The applicant was employed by the respondent as a laboratory technician quality control analyst. In July 2015, the respondent introduced a non-contractual, discretionary incentive scheme payable twice yearly. One condition was that it was not payable to employees with misconduct records or pending misconduct cases. The applicant had received a written warning for misconduct in January 2015. Between January and June 2016, some employees received incentive payments, but the applicant was excluded due to his misconduct record. The applicant's grievance went through internal processes and he appealed to the Labour Court, which dismissed his application. He then appealed to the Supreme Court in SC 599/19, which was dismissed by consent on 20 November 2019 with costs. The applicant then made an application in SC 46/20 under rule 449(1)(b) seeking rescission of the SC 599/19 order, which was dismissed in judgment SCB 57/20 with costs on a legal practitioner and client scale, with the court commenting on his abuse of court process. The applicant then filed the current application under SCB 73/20 seeking rescission of judgment SCB 57/20 under rule 449(1)(c), alleging mistake of fact common to parties and improper constitution of the bench.
1. The preliminary point raised by the applicant was dismissed with costs on a legal practitioner and client scale. 2. The preliminary point raised by the respondent was upheld. 3. The matter was struck off the roll with costs.

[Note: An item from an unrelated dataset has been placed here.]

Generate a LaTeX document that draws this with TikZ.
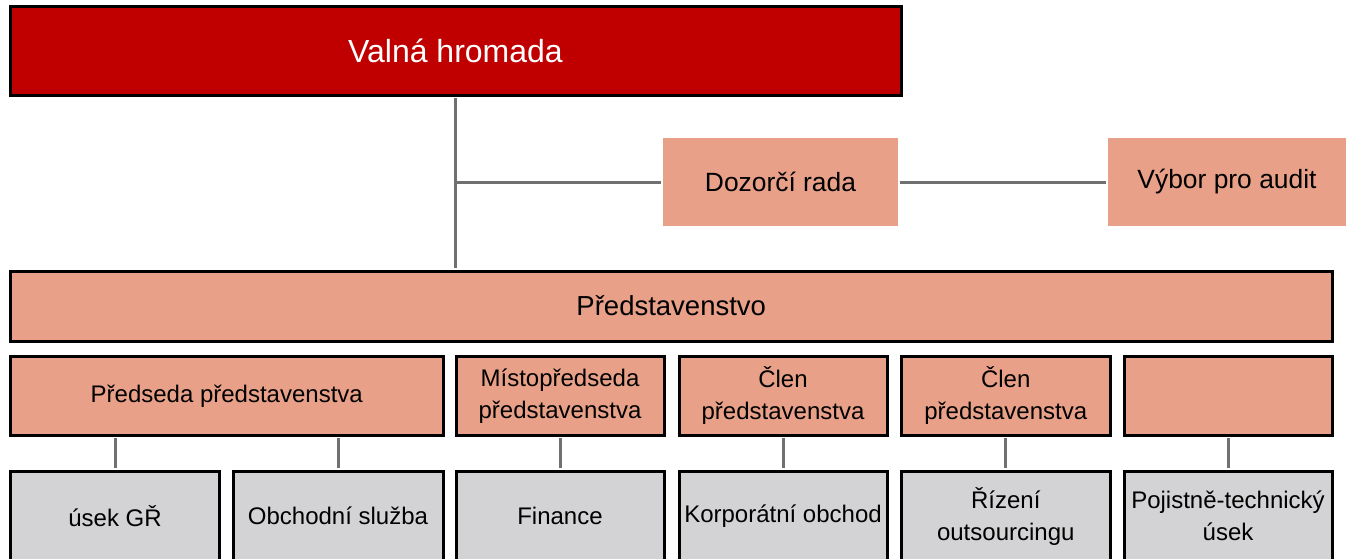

1. Supreme Court decisions are final and the court becomes functus officio after determining a matter, subject only to the limited exceptions in rule 449 of the High Court Rules as applied through rule 73 of the Supreme Court Rules. 2. Rule 449 provides exhaustive grounds for rescission: (a) where judgment was erroneously sought or granted in absence of a party; (b) where there is ambiguity, patent error or omission; or (c) where judgment was granted as result of mistake common to parties. 3. It is incompetent to seek rescission of a judgment on the basis that the court failed to consider an issue that was never placed before it in the original application. 4. An applicant cannot make successive applications for rescission of the same underlying order on different grounds under rule 449 - this constitutes abuse of process. 5. Section 5 of the Supreme Court Act, which prohibits a judge from sitting on an appeal from a judgment they gave or participated in, applies to substantive determinations and appeals, not to procedural or chamber applications. 6. The Supreme Court has no power to review its own decisions - its review jurisdiction under section 25 of the Supreme Court Act is limited to reviewing proceedings of inferior courts, tribunals and administrative authorities.

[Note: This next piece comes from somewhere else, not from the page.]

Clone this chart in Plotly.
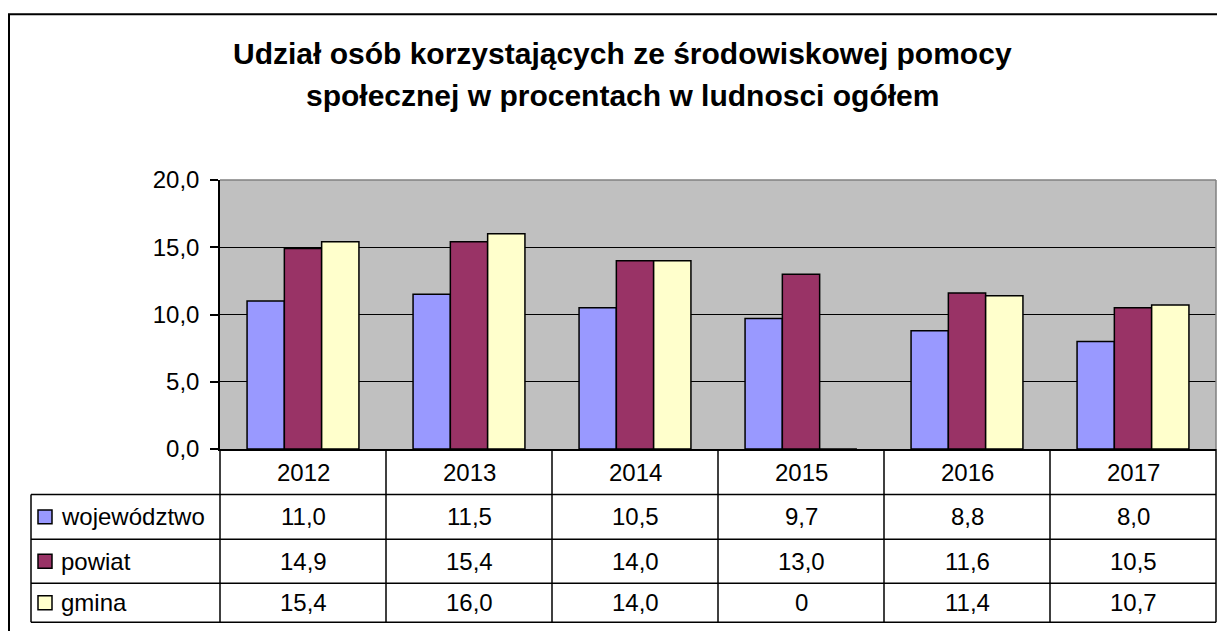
import plotly.graph_objects as go

years = ["2012", "2013", "2014", "2015", "2016", "2017"]
series_names = ["województwo", "powiat", "gmina"]
wojewodztwo = [11.0, 11.5, 10.5, 9.7, 8.8, 8.0]
powiat = [14.9, 15.4, 14.0, 13.0, 11.6, 10.5]
gmina = [15.4, 16.0, 14.0, 0, 11.4, 10.7]
series_values = [wojewodztwo, powiat, gmina]
series_colors = ["#9999FF", "#993366", "#FFFFCC"]
y_ticks = [0, 5, 10, 15, 20]
title_lines = ["Udział osób korzystających ze środowiskowej pomocy",
               "społecznej w procentach w ludnosci ogółem"]

OFF = 8  # page body margin
W, H = 1225 - 2 * OFF, 639 - 2 * OFF
# plot area in page pixels
L, R, T, B = 220, 1216, 180, 449.5
FONT = "Liberation Sans, Arial, sans-serif"


def px(x):
    return (x - L) / (R - L)


def py(y):
    return (B - y) / (B - T)


def fmt(v):
    if v == 0:
        return "0"
    return f"{v:.1f}".replace(".", ",")


fig = go.Figure()
n = len(years)
for name, vals, col in zip(series_names, series_values, series_colors):
    fig.add_trace(go.Bar(
        x=years, y=vals, name=name,
        marker=dict(color=col, line=dict(color="black", width=1.5)),
        showlegend=False, hoverinfo="x+y+name",
    ))

shapes = []
annotations = []

# outer border
shapes.append(dict(type="rect", xref="paper", yref="paper",
                   x0=px(9), x1=px(1300), y0=py(14), y1=py(720),
                   line=dict(color="black", width=2), layer="below"))
# plot area border (gray top/right)
shapes.append(dict(type="line", xref="paper", yref="paper",
                   x0=0, x1=1, y0=1, y1=1, line=dict(color="#808080", width=1.5)))
shapes.append(dict(type="line", xref="paper", yref="paper",
                   x0=1, x1=1, y0=0, y1=1, line=dict(color="#808080", width=1.5)))

# table geometry
row_edges = [B, 495, 540, 584, 623]
tab_left = 31
for i in range(n + 1):
    xp = i / n
    shapes.append(dict(type="line", xref="paper", yref="paper",
                       x0=xp, x1=xp, y0=py(B), y1=py(row_edges[-1]),
                       line=dict(color="black", width=1.5)))
shapes.append(dict(type="line", xref="paper", yref="paper",
                   x0=px(tab_left), x1=px(tab_left), y0=py(row_edges[1]), y1=py(row_edges[-1]),
                   line=dict(color="black", width=1.5)))
for ye in row_edges[1:]:
    shapes.append(dict(type="line", xref="paper", yref="paper",
                       x0=px(tab_left), x1=1, y0=py(ye), y1=py(ye),
                       line=dict(color="black", width=1.5)))

tfont = dict(family=FONT, size=24, color="black")
hdr_c = (row_edges[0] + row_edges[1]) / 2 + 1
for i, yr in enumerate(years):
    annotations.append(dict(x=i, y=py(hdr_c), xref="x", yref="paper", text=yr,
                            showarrow=False, font=tfont, xanchor="center", yanchor="middle"))
for r, (name, vals, col) in enumerate(zip(series_names, series_values, series_colors)):
    yc = (row_edges[r + 1] + row_edges[r + 2]) / 2
    shapes.append(dict(type="rect", xref="paper", yref="paper",
                       x0=px(38), x1=px(52), y0=py(yc - 7), y1=py(yc + 7),
                       fillcolor=col, line=dict(color="black", width=1.5)))
    annotations.append(dict(x=px(59), y=py(yc), xref="paper", yref="paper", text=name,
                            showarrow=False, font=tfont, xanchor="left", yanchor="middle"))
    for i, v in enumerate(vals):
        annotations.append(dict(x=i, y=py(yc), xref="x", yref="paper", text=fmt(v),
                                showarrow=False, font=tfont, xanchor="center", yanchor="middle"))

# title
for line, yc in zip(title_lines, [53.5, 95.5]):
    annotations.append(dict(x=px(622), y=py(yc), xref="paper", yref="paper", text="<b>" + line + "</b>",
                            showarrow=False, font=dict(family=FONT, size=30, color="black"),
                            xanchor="center", yanchor="middle"))

fig.update_layout(
    width=W, height=H,
    margin=dict(l=L - OFF, r=W - (R - OFF), t=T - OFF, b=H - (B - OFF), pad=0),
    paper_bgcolor="white", plot_bgcolor="#C0C0C0",
    barmode="group", bargap=0.326, bargroupgap=0,
    separators=", ",
    shapes=shapes, annotations=annotations,
    font=dict(family=FONT, color="black"),
)
fig.update_xaxes(type="category", showticklabels=False, showline=True, linecolor="black", linewidth=1.5,
                 showgrid=False, ticks="", range=[-0.5, n - 0.5])
fig.update_yaxes(range=[0, 20], tickvals=y_ticks, tickformat=".1f", showgrid=True,
                 gridcolor="black", gridwidth=1, showline=True, linecolor="black", linewidth=1.5,
                 ticks="outside", ticklen=8, tickcolor="black", tickwidth=1.5,
                 tickfont=dict(family=FONT, size=24, color="black"), ticklabelstandoff=6,
                 zeroline=False)

fig.write_html("out.html")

The court observed that while self-actors (litigants in person) are entitled to their day in court in appropriate circumstances, where a self-actor abuses the rules of court to achieve purposes not contemplated by those rules, an order for costs on the higher (legal practitioner and client) scale is warranted, even though courts are generally reluctant to mulct self-actors with such costs. The court noted that the applicant had persisted in abusing court process despite clear warnings and findings to that effect in the previous judgment SCB 57/20. The court commented that the applicant was attempting to persuade the court that it is not confined to the provisions of rule 449 and can rely on other statutes and foreign law, but this ignored established law on the finality of Supreme Court decisions and the limited scope of the court's review powers.
This case reinforces fundamental principles of finality of Supreme Court judgments in Zimbabwean law and the limited circumstances under which the Supreme Court can revisit its own decisions. It clarifies that rule 449 provides exhaustive grounds for rescission and that these cannot be used to achieve results not contemplated by the rule. The case demonstrates the court's intolerance of abuse of process, particularly where a litigant repeatedly seeks to set aside final orders through successive incompetent applications on different grounds. It also clarifies the scope of section 5 of the Supreme Court Act, confirming it applies to appeals and substantive determinations, not to procedural or chamber applications. The case is significant for establishing that costs on a legal practitioner and client scale may be ordered even against self-actors (litigants in person) where there is clear abuse of court process.